BEIJING -- Impoverished North Korea is gearing up to experiment with agricultural and economic reforms after young leader Kim Jong Un and his powerful uncle purged the country's top general for opposing change, a source with ties to both Pyongyang and Beijing said.

The source added that the cabinet had created a special bureau to take control of the decaying economy from the military — one of the world's largest — which under Kim's father was given pride of place in running the country.

The downfall of Vice Marshal Ri Yong Ho and his allies gives the untested new leader and his uncle Jang Song Thaek, who married into the Kim family dynasty and is widely seen as the real power behind the throne, the mandate to try to save the battered economy and prevent the secretive regime's collapse.

The source has correctly predicted events in the past, including North Korea's first nuclear test in 2006 days before it was conducted as well as the ascension of Jang.

The changes could herald the most significant reforms by the North in decades. Previous attempts at a more market driven economy have floundered, most recently a drastic currency redenomination in late 2009 which triggered outrage and is widely believed to have resulted in the execution of its chief proponent.
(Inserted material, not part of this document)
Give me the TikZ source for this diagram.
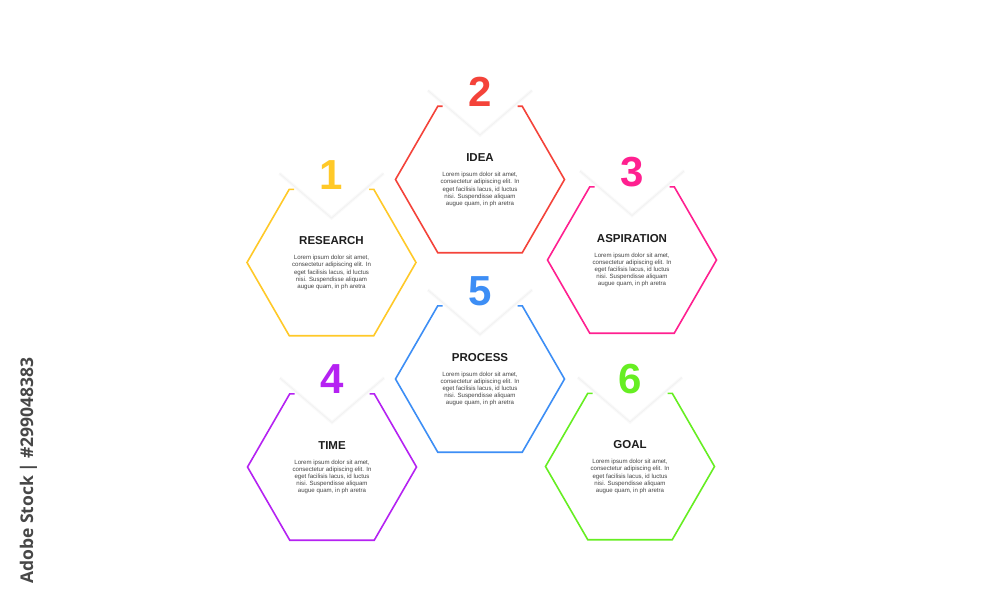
\documentclass[tikz,border=0pt]{standalone}
\usepackage{fontspec}
\setmainfont{Liberation Sans}
\newfontfamily\wmfont{Open Sans}
\definecolor{cyel}{HTML}{FFC928}
\definecolor{cred}{HTML}{F4433A}
\definecolor{cpink}{HTML}{FF2090}
\definecolor{cpurp}{HTML}{B522F2}
\definecolor{cblue}{HTML}{3D8EF5}
\definecolor{cgreen}{HTML}{66EE22}
\definecolor{ctitle}{HTML}{1E1E1E}
\definecolor{cbody}{HTML}{444444}
\tikzset{
 hexline/.style={line width=1.6pt},
 vshade/.style={line width=3pt, draw=black!2.5},
 vline/.style={line width=0.7pt, draw=black!5},
 numlabel/.style={font=\fontsize{42}{42}\selectfont\bfseries, inner sep=0pt},
 titlelabel/.style={font=\fontsize{11.5}{12}\selectfont\bfseries, text=ctitle, inner sep=0pt},
 bodylabel/.style={font=\fontsize{6.1}{7.1}\selectfont, text=cbody, align=center, inner sep=0pt},
}
\newcommand\hexitem[6]{%
 \begin{scope}[shift={(#2,#3)}]
  \draw[vshade] (-52,-89) -- (0,-44.5) -- (52,-89);
  \draw[vline] (-52,-89) -- (0,-44.5) -- (52,-89);
  \draw[hexline, draw=#4] (-37.5,-73.2) -- (-42.25,-73.2) -- (-84.5,0) -- (-42.25,73.2) -- (42.25,73.2) -- (84.5,0) -- (42.25,-73.2) -- (37.5,-73.2);
  \node[numlabel, text=#4] (#1num) at (0,-87.5) {#5};
  \node[titlelabel] (#1title) at (0,-21.5) {#6};
  \node[bodylabel] (#1body) at (0,10) {Lorem ipsum dolor sit amet,\\consectetur adipiscing elit. In\\eget facilisis lacus, id luctus\\nisi. Suspendisse aliquam\\augue quam, in ph aretra};
 \end{scope}}
\begin{document}
\begin{tikzpicture}[x=1pt,y=-1pt]
\fill[white] (0,0) rectangle (1000,599);
\path[use as bounding box] (0,0) rectangle (1000,599);
\hexitem{research}{331.5}{262.5}{cyel}{1}{RESEARCH}
\hexitem{idea}{480}{179.5}{cred}{2}{IDEA}
\hexitem{aspiration}{632}{260}{cpink}{3}{ASPIRATION}
\hexitem{process}{480}{379}{cblue}{5}{PROCESS}
\hexitem{time}{332}{467}{cpurp}{4}{TIME}
\hexitem{goal}{630}{466.5}{cgreen}{6}{GOAL}
\node[rotate=90, anchor=base, inner sep=0pt, font=\wmfont\bfseries\fontsize{17.5}{17.5}\selectfont, text=black!72] (wm) at (33,470.5) {Adobe Stock\hspace{0.22em}|\hspace{0.22em}\#299048383};
\end{tikzpicture}
\end{document}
“Ri Yong Ho was the most ardent supporter of Kim Jong Il's 'military first' policy,” the source told Reuters, referring to Kim Jong Un's late father who plunged the North deeper into isolation over its nuclear ambitions, abject poverty and political repression.
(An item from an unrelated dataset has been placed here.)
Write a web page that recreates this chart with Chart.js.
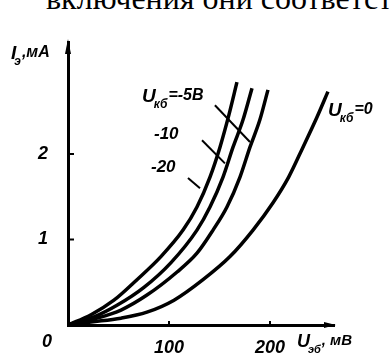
<!DOCTYPE html>
<html><head><meta charset="utf-8">
<script src="https://cdn.jsdelivr.net/npm/chart.js@4"></script>
<style>
html,body{margin:0;padding:0;background:#fff;width:390px;height:358px;overflow:hidden;}
#wrap{position:relative;width:390px;height:358px;}
#top{position:absolute;left:46px;top:-18px;font-family:"Liberation Serif","Times New Roman",serif;font-size:32px;line-height:32px;white-space:nowrap;color:#000;}
canvas{position:absolute;left:0;top:0;}
</style></head>
<body><div id="wrap"><div id="top">включения они соответст</div><canvas id="c" width="390" height="358"></canvas></div>
<script>
// Uэб, мВ vs Iэ, мА
const xTicks = [100, 200];
const yTicks = [1, 2];
const seriesNames = ["Uкб=-20", "Uкб=-10", "Uкб=-5В", "Uкб=0"];
const u20_x = [0, 22.8, 45.5, 68.3, 92, 113.9, 127.7, 140.6, 150.5, 159.4, 167.3];
const u20_y = [0, 0.12, 0.29, 0.53, 0.80, 1.11, 1.38, 1.73, 2.08, 2.46, 2.84];
const u10_x = [0, 25.7, 48.5, 75.2, 102, 127.7, 140.6, 153.5, 163.4, 173.3, 182.2];
const u10_y = [0, 0.094, 0.23, 0.44, 0.73, 1.11, 1.38, 1.73, 2.08, 2.40, 2.77];
const u5_x  = [0, 28.7, 52.5, 78.2, 108, 127.7, 143.6, 157.4, 170.3, 180.2, 190, 198];
const u5_y  = [0, 0.08, 0.175, 0.35, 0.62, 0.84, 1.11, 1.38, 1.73, 2.08, 2.40, 2.75];
const u0_x  = [0, 22.8, 52.5, 78.2, 105, 133.7, 160.4, 183.2, 203, 218.5, 232.7, 246.5, 257.4];
const u0_y  = [0, 0.035, 0.08, 0.15, 0.29, 0.53, 0.80, 1.11, 1.43, 1.73, 2.08, 2.43, 2.73];

const pts = (xs, ys) => xs.map((x, i) => ({x, y: ys[i]}));
const FONT = '"Liberation Sans", Arial, sans-serif';

function lbl(ctx, x, y, main, sub, rest, size) {
  ctx.font = 'italic bold ' + size + 'px ' + FONT;
  ctx.fillText(main, x, y);
  let w = ctx.measureText(main).width;
  ctx.font = 'italic bold ' + Math.round(size * 0.62) + 'px ' + FONT;
  ctx.fillText(sub, x + w - 2, y + size * 0.32);
  let w2 = ctx.measureText(sub).width;
  ctx.font = 'italic bold ' + Math.round(size * 0.85) + 'px ' + FONT;
  ctx.fillText(rest, x + w - 2 + w2 + 1, y - 2);
}

const deco = {
  id: 'deco',
  afterDraw(chart) {
    const ctx = chart.ctx, xs = chart.scales.x, ys = chart.scales.y;
    const X = v => xs.getPixelForValue(v), Y = v => ys.getPixelForValue(v);
    const ca = chart.chartArea;
    ctx.save();
    ctx.fillStyle = '#000'; ctx.strokeStyle = '#000';
    // arrowheads
    ctx.beginPath();
    ctx.moveTo(X(0), ca.top - 3); ctx.lineTo(X(0) - 3, ca.top + 12); ctx.lineTo(X(0) + 3, ca.top + 12); ctx.closePath(); ctx.fill();
    ctx.beginPath();
    ctx.moveTo(ca.right + 2, Y(0)); ctx.lineTo(ca.right - 10, Y(0) - 3); ctx.lineTo(ca.right - 10, Y(0) + 3); ctx.closePath(); ctx.fill();
    // small inner ticks
    ctx.lineWidth = 2;
    yTicks.forEach(v => { ctx.beginPath(); ctx.moveTo(X(0), Y(v)); ctx.lineTo(X(0) + 6, Y(v)); ctx.stroke(); });
    xTicks.forEach(v => { ctx.beginPath(); ctx.moveTo(X(v), Y(0)); ctx.lineTo(X(v), Y(0) - 4); ctx.stroke(); });
    // origin label
    ctx.font = 'italic bold 18px ' + FONT;
    ctx.textBaseline = 'alphabetic';
    ctx.fillText('0', 42, 347);
    // axis titles
    lbl(ctx, 11, 59, 'I', 'э', ',мА', 19);
    lbl(ctx, 297, 347, 'U', 'эб', ', мВ', 18);
    // curve labels
    lbl(ctx, 142, 102, 'U', 'кб', '=-5В', 19);
    ctx.font = 'italic bold 17px ' + FONT;
    ctx.fillText('-10', 154, 139);
    ctx.fillText('-20', 151, 172);
    lbl(ctx, 328, 116, 'U', 'кб', '=0', 19);
    // pointers
    ctx.lineWidth = 2;
    const ptr = [[145.5, 2.57, 180.2, 2.14], [132.7, 2.16, 155.4, 1.89], [118.8, 1.72, 130.7, 1.60]];
    ptr.forEach(p => { ctx.beginPath(); ctx.moveTo(X(p[0]), Y(p[1])); ctx.lineTo(X(p[2]), Y(p[3])); ctx.stroke(); });
    ctx.restore();
  }
};

const ds = (name, xs, ys) => ({label: name, data: pts(xs, ys), showLine: true, borderColor: '#000', borderWidth: 3.5,
  pointRadius: 0, cubicInterpolationMode: 'monotone', fill: false});

new Chart(document.getElementById('c'), {
  type: 'scatter',
  data: {datasets: [ds(seriesNames[0], u20_x, u20_y), ds(seriesNames[1], u10_x, u10_y), ds(seriesNames[2], u5_x, u5_y), ds(seriesNames[3], u0_x, u0_y)]},
  options: {
    responsive: false, animation: false, devicePixelRatio: 1,
    layout: {padding: {top: 42, right: 56, left: 0, bottom: 0}},
    plugins: {legend: {display: false}, tooltip: {enabled: false}},
    scales: {
      x: {type: 'linear', min: 0, max: 263.4,
        grid: {display: false}, border: {display: true, color: '#000', width: 3},
        afterBuildTicks: s => { s.ticks = xTicks.map(v => ({value: v})); },
        afterFit: s => { s.height = 33; },
        ticks: {color: '#000', padding: 4, font: {family: FONT, size: 18, style: 'italic', weight: 'bold'}}},
      y: {type: 'linear', min: 0, max: 3.31,
        grid: {display: false}, border: {display: true, color: '#000', width: 3},
        afterBuildTicks: s => { s.ticks = yTicks.map(v => ({value: v})); },
        afterFit: s => { s.width = 68; },
        ticks: {color: '#000', padding: 12, font: {family: FONT, size: 18, style: 'italic', weight: 'bold'}}}
    }
  },
  plugins: [deco]
});
</script></body></html>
The biggest problem was that he opposed the government taking over control of the economy from the military, the source said, requesting anonymity to avoid repercussions.

If the reforms do take root, North Korea would be the next Asian pariah state to open up after Myanmar, whose change last year to quasi-civilian government has suddenly started to bring it out from years of seclusion under harsh military rule.

North Korea's state news agency KCNA had cited illness for the surprise decision to relieve Ri of all his posts, including the powerful role of vice chairman of the ruling party's Central Military Commission, though in recent video footage he had appeared in good health.

Ri was very close to Kim Jong Il and had been a leading figure in the military. Ri's father fought against the Japanese alongside Kim Jong Il's late father Kim Il Sung, who founded North Korea and is still revered as its eternal president.

The revelation by the source was an indication of a power struggle in the secretive state in which Kim Jong Un and Jang look to have further consolidated political and military power.

Kim Jong Un was named Marshal of the republic this week in a move that adds to his glittering array of titles and cements his position following the death of his father in December. He already heads the Workers' Party of Korea and is first chairman of the National Defense Commission.

The North Korean Embassy in Beijing, reached by telephone, declined to comment.

North Korea's cabinet has created a “political bureau” which will wrest power from the 1.2 million-strong military to run the economy which has been in shambles after a crippling famine in the 1990s, the source said.

“In the past, the cabinet was empty with no say in the economy. The military controlled the economy, but that will now change,” the source said.

Kim Jong Un has set up an “economic reform group” in the ruling Workers' Party to look at agricultural and economic reforms, the source said, adding that North Korea will learn from its giant neighbor and solitary benefactor, China.

It was unclear who will head the cabinet's “political bureau” and the party's “economic reform group,” but change was inevitable, the source said.